··· Material provided ···

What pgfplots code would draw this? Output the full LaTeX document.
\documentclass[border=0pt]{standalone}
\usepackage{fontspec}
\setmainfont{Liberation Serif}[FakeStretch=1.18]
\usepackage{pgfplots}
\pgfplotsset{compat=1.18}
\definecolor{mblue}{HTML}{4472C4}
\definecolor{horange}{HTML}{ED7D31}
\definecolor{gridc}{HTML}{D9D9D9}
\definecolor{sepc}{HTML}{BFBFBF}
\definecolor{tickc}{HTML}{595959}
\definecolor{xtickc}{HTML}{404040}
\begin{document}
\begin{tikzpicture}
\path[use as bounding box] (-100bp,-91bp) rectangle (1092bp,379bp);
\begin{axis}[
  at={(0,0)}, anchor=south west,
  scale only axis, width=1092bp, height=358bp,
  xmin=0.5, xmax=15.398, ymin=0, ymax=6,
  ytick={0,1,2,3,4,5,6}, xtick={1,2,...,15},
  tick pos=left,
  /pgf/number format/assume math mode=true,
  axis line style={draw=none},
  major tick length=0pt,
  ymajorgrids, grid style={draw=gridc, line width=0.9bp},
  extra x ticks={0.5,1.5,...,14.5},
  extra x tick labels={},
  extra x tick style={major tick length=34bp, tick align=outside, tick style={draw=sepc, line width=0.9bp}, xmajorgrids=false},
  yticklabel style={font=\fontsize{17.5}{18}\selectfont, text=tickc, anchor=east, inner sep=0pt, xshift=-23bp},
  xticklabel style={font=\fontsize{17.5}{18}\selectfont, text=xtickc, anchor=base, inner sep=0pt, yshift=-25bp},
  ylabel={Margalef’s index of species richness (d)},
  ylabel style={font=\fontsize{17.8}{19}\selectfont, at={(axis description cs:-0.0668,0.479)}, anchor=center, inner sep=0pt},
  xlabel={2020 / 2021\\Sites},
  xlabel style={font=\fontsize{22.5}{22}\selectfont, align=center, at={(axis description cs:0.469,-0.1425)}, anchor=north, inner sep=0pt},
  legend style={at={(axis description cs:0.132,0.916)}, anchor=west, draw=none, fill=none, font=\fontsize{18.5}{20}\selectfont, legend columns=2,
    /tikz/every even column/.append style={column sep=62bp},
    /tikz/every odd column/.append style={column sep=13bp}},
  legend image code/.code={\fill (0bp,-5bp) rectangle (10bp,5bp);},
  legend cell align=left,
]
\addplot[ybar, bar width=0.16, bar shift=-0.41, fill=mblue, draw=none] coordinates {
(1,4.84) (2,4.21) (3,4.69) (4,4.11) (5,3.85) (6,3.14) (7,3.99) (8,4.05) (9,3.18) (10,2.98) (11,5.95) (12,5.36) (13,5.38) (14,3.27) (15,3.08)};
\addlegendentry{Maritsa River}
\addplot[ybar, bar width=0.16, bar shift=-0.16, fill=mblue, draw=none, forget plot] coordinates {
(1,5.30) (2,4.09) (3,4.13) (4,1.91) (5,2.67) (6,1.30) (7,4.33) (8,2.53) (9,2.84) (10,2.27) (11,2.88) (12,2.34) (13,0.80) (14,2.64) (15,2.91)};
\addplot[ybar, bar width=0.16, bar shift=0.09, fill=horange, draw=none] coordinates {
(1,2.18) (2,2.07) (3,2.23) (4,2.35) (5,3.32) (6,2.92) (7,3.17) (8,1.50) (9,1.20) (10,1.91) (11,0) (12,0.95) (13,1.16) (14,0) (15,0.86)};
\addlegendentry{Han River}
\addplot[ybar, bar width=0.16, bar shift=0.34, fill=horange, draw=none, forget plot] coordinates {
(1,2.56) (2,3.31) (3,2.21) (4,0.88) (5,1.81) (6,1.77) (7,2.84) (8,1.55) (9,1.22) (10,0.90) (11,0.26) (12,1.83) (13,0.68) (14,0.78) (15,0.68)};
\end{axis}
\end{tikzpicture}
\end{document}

···

• _Exercise requirements_:
Extract every line above that contains the word "code".

• _Reply to the task_:
What pgfplots code would draw this? Output the full LaTeX document.
  legend image code/.code={\fill (0bp,-5bp) rectangle (10bp,5bp);},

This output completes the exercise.